Zet de accuschakelaar (indien aanwezig) op AAN.
Schakel de motorruimventilatoren in (indien aanwezig).
Open de brandstofkraan.
Open de zeewaterkraan (indien aanwezig).
Voer alle andere controles uit die door uw dealer en/of de scheepsbouwer gespecificeerd zijn.
2.
Na het starten
Kijk naar alle meters om de toestand van de motor te bepalen. Zet de motor af als deze niet
normaal werkt.
Controleer op lekkage van brandstof, olie, water, vloeistof, uitlaatgassen enz.
Controleer de werking van de bedieningselementen voor gas en schakelen.
Controleer de besturing.
3.
Tijdens het varen
Kijk regelmatig naar alle meters om de toestand van de motor te controleren.
4.
Na het stoppen
Schakel naar neutraal. Draai de contactsleutel naar UIT.
Zet de accuschakelaar op UIT (indien aanwezig).
Draai de brandstofkraan dicht.
Draai de zeewaterkraan dicht.
Spoel het koelsysteem door (bij gebruik in zout water).
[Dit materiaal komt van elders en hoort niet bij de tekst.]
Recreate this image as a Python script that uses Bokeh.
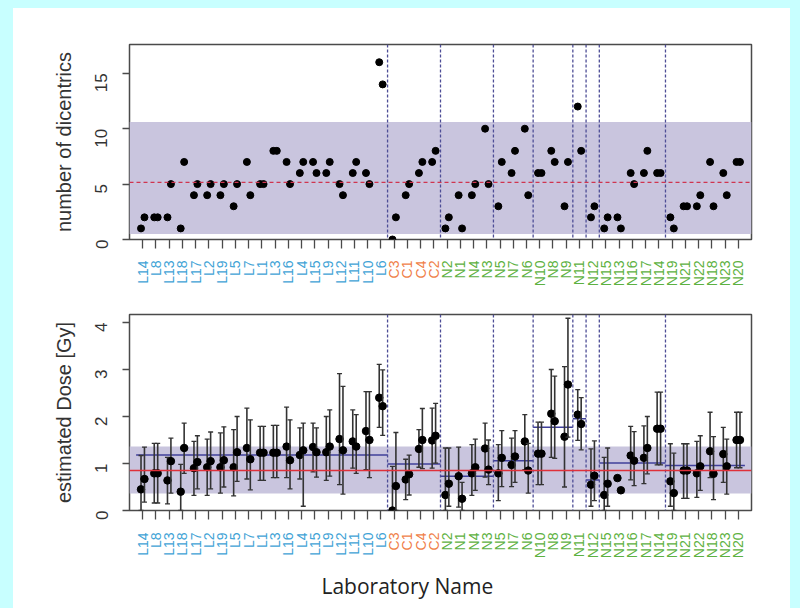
import math
from bokeh.plotting import figure
from bokeh.models import Span, BoxAnnotation, ColumnDataSource, FixedTicker
from bokeh.layouts import column
from bokeh.core.properties import value
from bokeh.embed import file_html
from bokeh.resources import INLINE

nan = float("nan")

labs = ["L14","L8","L13","L18","L17","L2","L19","L5","L7","L1","L3","L16","L4","L15","L9",
        "L12","L11","L10","L6","C3","C1","C4","C2","N2","N1","N4","N3","N5","N7","N6","N10",
        "N8","N9","N11","N12","N15","N13","N16","N17","N14","N19","N21","N22","N18","N23","N20"]

dic_a = [1,2,2,1,4,4,4,3,7,5,8,7,6,7,6,5,6,6,16, 0,4,6,7,
         1,4,4,10,3,6,10,6,8,3,12,2,1,2,6,6,6,2,3,3,7,6,7]
dic_b = [2,2,5,7,5,5,5,5,4,5,8,5,7,6,7,4,7,5,14, 2,5,7,8,
         2,1,5,5,7,8,4,6,7,7,8,3,2,1,5,8,6,1,3,4,3,4,7]

dose_a = [0.45,0.79,0.64,0.40,0.90,0.92,0.92,0.92,1.33,1.23,1.23,1.36,1.18,1.35,1.24,1.52,1.47,1.69,2.40,
          0.00,0.66,1.31,1.49,
          0.33,0.73,0.79,1.32,0.79,0.97,1.47,1.21,2.06,1.57,2.04,0.55,0.33,0.69,1.17,1.12,1.74,0.62,0.85,0.79,1.26,1.20,1.50]
lo_a = [0.00,0.16,0.14,0.00,0.32,0.32,0.37,0.31,0.67,0.64,0.70,0.70,0.67,0.82,0.64,0.55,0.90,0.87,1.77,
        0.00,0.23,0.92,0.90,
        0.00,0.07,0.32,0.71,0.21,0.51,0.87,0.55,1.13,0.50,1.49,0.09,0.00,nan,0.65,0.57,0.97,0.09,0.26,0.28,0.70,0.60,0.91]
hi_a = [1.17,1.43,1.13,0.98,1.47,1.52,1.65,1.72,2.18,1.79,1.81,2.20,1.76,1.86,2.00,2.91,2.14,2.53,3.11,
        0.94,1.09,1.72,2.18,
        1.33,1.35,1.40,1.86,1.40,1.54,2.04,1.88,3.00,3.06,2.57,1.31,1.13,nan,1.79,1.80,2.52,1.42,1.42,1.47,2.09,1.77,2.09]

dose_b = [0.67,0.79,1.05,1.33,1.03,1.05,1.07,1.24,1.09,1.23,1.23,1.07,1.28,1.24,1.36,1.28,1.36,1.50,2.22,
          0.52,0.77,1.50,1.59,
          0.57,0.25,0.92,0.87,1.12,1.15,0.85,1.21,1.90,2.68,1.84,0.74,0.57,0.43,1.06,1.33,1.74,0.37,0.85,0.94,0.78,0.94,1.50]
lo_b = [0.18,0.16,0.37,0.79,0.46,0.46,0.50,0.62,0.44,0.64,0.70,0.46,0.09,0.71,0.73,0.35,0.79,0.70,1.60,
        0.00,0.33,0.89,1.01,
        0.09,0.00,0.43,0.55,0.51,0.60,0.37,0.55,1.11,1.56,1.29,0.21,0.09,nan,0.53,0.78,0.97,0.00,0.26,0.43,0.23,0.35,0.91]
hi_b = [1.35,1.43,1.54,1.86,1.59,1.67,1.78,2.00,1.93,1.79,1.81,1.93,1.86,1.76,2.14,2.64,2.04,2.53,2.99,
        1.66,1.18,2.17,2.28,
        1.33,0.60,1.52,1.50,1.70,1.70,1.43,1.88,2.86,4.09,2.40,1.48,1.33,nan,1.68,2.00,2.52,1.22,1.42,1.59,1.57,1.52,2.09]

group_sizes = [19, 4, 4, 3, 3, 1, 1, 5, 6]
group_mean_dose = [1.18, 0.99, 0.73, 1.06, 1.77, 1.95, 0.65, 1.01, 0.96]

dic_mean, dic_band = 5.15, (0.5, 10.6)
dose_ref, dose_band = 0.85, (0.36, 1.36)

FONT = "Liberation Sans"
BAND = "#C9C5DE"
LAB_COLORS = {"L": "#3FA3D6", "C": "#F07F4A", "N": "#5DB141"}

n = len(labs)
xpos = list(range(1, n + 1))
off = 0.13
xa = [x - off for x in xpos]
xb = [x + off for x in xpos]
lab_cols = [LAB_COLORS[l[0]] for l in labs]

bounds = []
starts = []
c = 0
for s in group_sizes:
    starts.append(c + 1)
    c += s
    bounds.append(c + 0.5)
vlines = bounds[:-1]

W = 777
LB, RB = 116, 39


def base_fig(height, ymax, yticks, ylabel, top_border, bottom_border):
    p = figure(width=W, height=height, x_range=(0, n + 1), y_range=(0, ymax),
               output_backend="svg", toolbar_location=None,
               min_border_left=LB, min_border_right=RB,
               min_border_top=top_border, min_border_bottom=bottom_border)
    p.border_fill_color = "white"
    p.background_fill_color = "white"
    p.outline_line_color = "#4a4a4a"
    p.outline_line_width = 1.5
    p.grid.visible = False
    for ax in (p.xaxis, p.yaxis):
        ax.axis_line_color = None
        ax.major_tick_line_color = "#4a4a4a"
        ax.major_tick_line_width = 1.3
        ax.minor_tick_line_color = None
        ax.major_tick_in = 0
    p.xaxis.major_tick_out = 9
    p.yaxis.major_tick_out = 7
    p.xaxis.ticker = FixedTicker(ticks=xpos)
    p.xaxis.major_label_text_color = None
    p.xaxis.major_label_text_font_size = "1px"
    p.xaxis.major_label_standoff = 0
    p.yaxis.ticker = FixedTicker(ticks=yticks)
    p.yaxis.major_label_orientation = math.pi / 2
    p.yaxis.major_label_text_font = FONT
    p.yaxis.major_label_text_font_size = "17px"
    p.yaxis.major_label_text_color = "#333333"
    p.yaxis.major_label_standoff = 21
    p.yaxis.axis_label = ylabel
    p.yaxis.axis_label_text_font = FONT
    p.yaxis.axis_label_text_font_size = "20px"
    p.yaxis.axis_label_text_font_style = "normal"
    p.yaxis.axis_label_text_color = "#333333"
    p.yaxis.axis_label_standoff = 12
    for v in vlines:
        p.add_layout(Span(location=v, dimension="height", line_color="#4d4d96",
                          line_width=1.3, line_dash="3 2"))
    return p


def strip_fig(height, label_top):
    s = figure(width=W, height=height, x_range=(0, n + 1), y_range=(0, height),
               output_backend="svg", toolbar_location=None,
               min_border_left=LB, min_border_right=RB, min_border_top=0, min_border_bottom=0,
               x_axis_type=None, y_axis_type=None)
    s.border_fill_color = "white"
    s.background_fill_color = "white"
    s.outline_line_color = None
    s.grid.visible = False
    src = ColumnDataSource(dict(x=xpos, y=[height - label_top] * n, t=labs, c=lab_cols))
    s.text(x="x", y="y", text="t", source=src, text_color="c", angle=math.pi / 2,
           text_align="right", text_baseline="middle",
           text_font=value(FONT), text_font_size=value("14px"))
    return s


# ---------- top panel ----------
p1 = base_fig(245, 17.6, [0, 5, 10, 15], "number of dicentrics", 36, 14)
p1.add_layout(BoxAnnotation(bottom=dic_band[0], top=dic_band[1], fill_color=BAND,
                            fill_alpha=1.0, line_color=None, level="underlay"))
p1.add_layout(Span(location=dic_mean, dimension="width", line_color="#D0354F",
                   line_width=1.3, line_dash="4 3"))
p1.scatter(xa, dic_a, size=7, color="black")
p1.scatter(xb, dic_b, size=7, color="black")

s1 = strip_fig(47, 7)

# ---------- bottom panel ----------
p2 = base_fig(224, 4.17, [0, 1, 2, 3, 4], "estimated Dose [Gy]", 14, 14)
p2.add_layout(BoxAnnotation(bottom=dose_band[0], top=dose_band[1], fill_color=BAND,
                            fill_alpha=1.0, line_color=None, level="underlay"))
p2.add_layout(Span(location=dose_ref, dimension="width", line_color="#E0303A", line_width=1.5))
gx0 = [s - 0.5 for s in starts]
gx1 = bounds
p2.segment(x0=gx0, y0=group_mean_dose, x1=gx1, y1=group_mean_dose,
           line_color="#3f3f9a", line_width=1.5)
for xs, lo, hi, d in ((xa, lo_a, hi_a, dose_a), (xb, lo_b, hi_b, dose_b)):
    p2.segment(x0=xs, y0=lo, x1=xs, y1=hi, line_color="#333333", line_width=1.6)
    p2.scatter(xs, hi, marker="dash", size=5, line_color="#333333", line_width=1.3)
    p2.scatter(xs, lo, marker="dash", size=5, line_color="#333333", line_width=1.3)
    p2.scatter(xs, d, size=7.5, color="black")

s2 = strip_fig(84, 8)
s2.text(x=[21.2], y=[23], text=["Laboratory  Name"], text_align="center",
        text_baseline="middle", text_font=value("Open Sans"), text_font_size=value("21px"),
        text_color="#222222")

inner = column(p1, s1, p2, s2, spacing=0, margin=(8, 10, 0, 13),
               styles={"background-color": "white"})
layout = column(inner, width=800, height=608, styles={"background-color": "#C8FFFF"})
open("out.html", "w").write(file_html(layout, INLINE))
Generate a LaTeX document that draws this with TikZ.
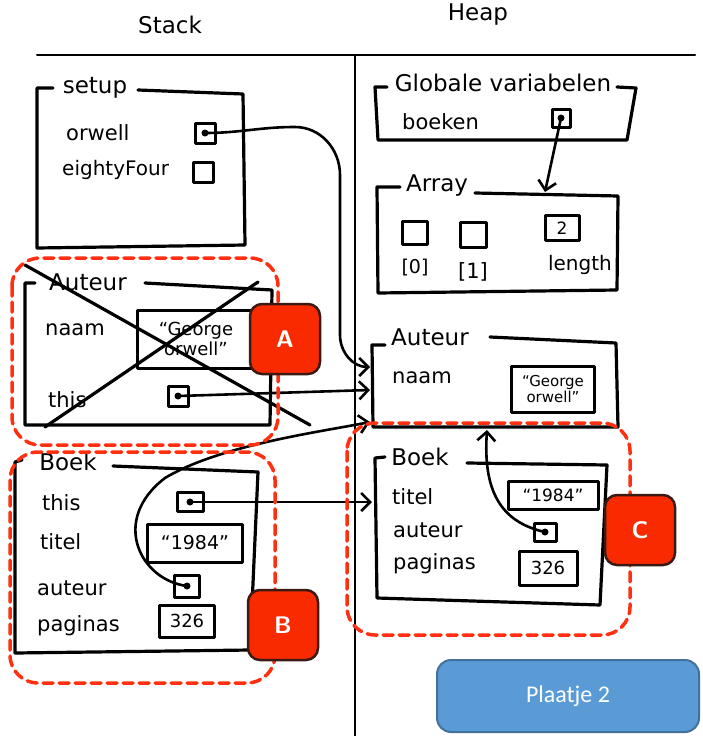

Varen bij temperaturen onder het vriespunt
BELANGRIJK: Als de boot bij vorst wordt gebruikt moet u ervoor zorgen dat de vloeistof in het gesloten
koelsysteem geschikt is voor de te verwachten temperaturen. Het zeewatergedeelte van de motor moet na
gebruik worden afgetapt om bevriezing te voorkomen. Door vorst veroorzaakte schade wordt niet door de
beperkte garantie van Mercury Racing gedekt.
Aftapplug en lenspomp
De motorruimte in uw boot is een plek waar zich van nature water verzamelt. Daarom zijn boten gewoonlijk
met een aftapplug en/of lenspomp uitgerust. Het is zeer belangrijk om deze voorzieningen regelmatig te
controleren om er zeker van te zijn dat het waterpeil niet stijgt of in contact komt met uw motorinstallatie. De
motoronderdelen zullen beschadigd raken als ze onder water komen te staan. Door onderdompeling
veroorzaakte schade wordt niet door de beperkte garantie van Mercury Racing gedekt.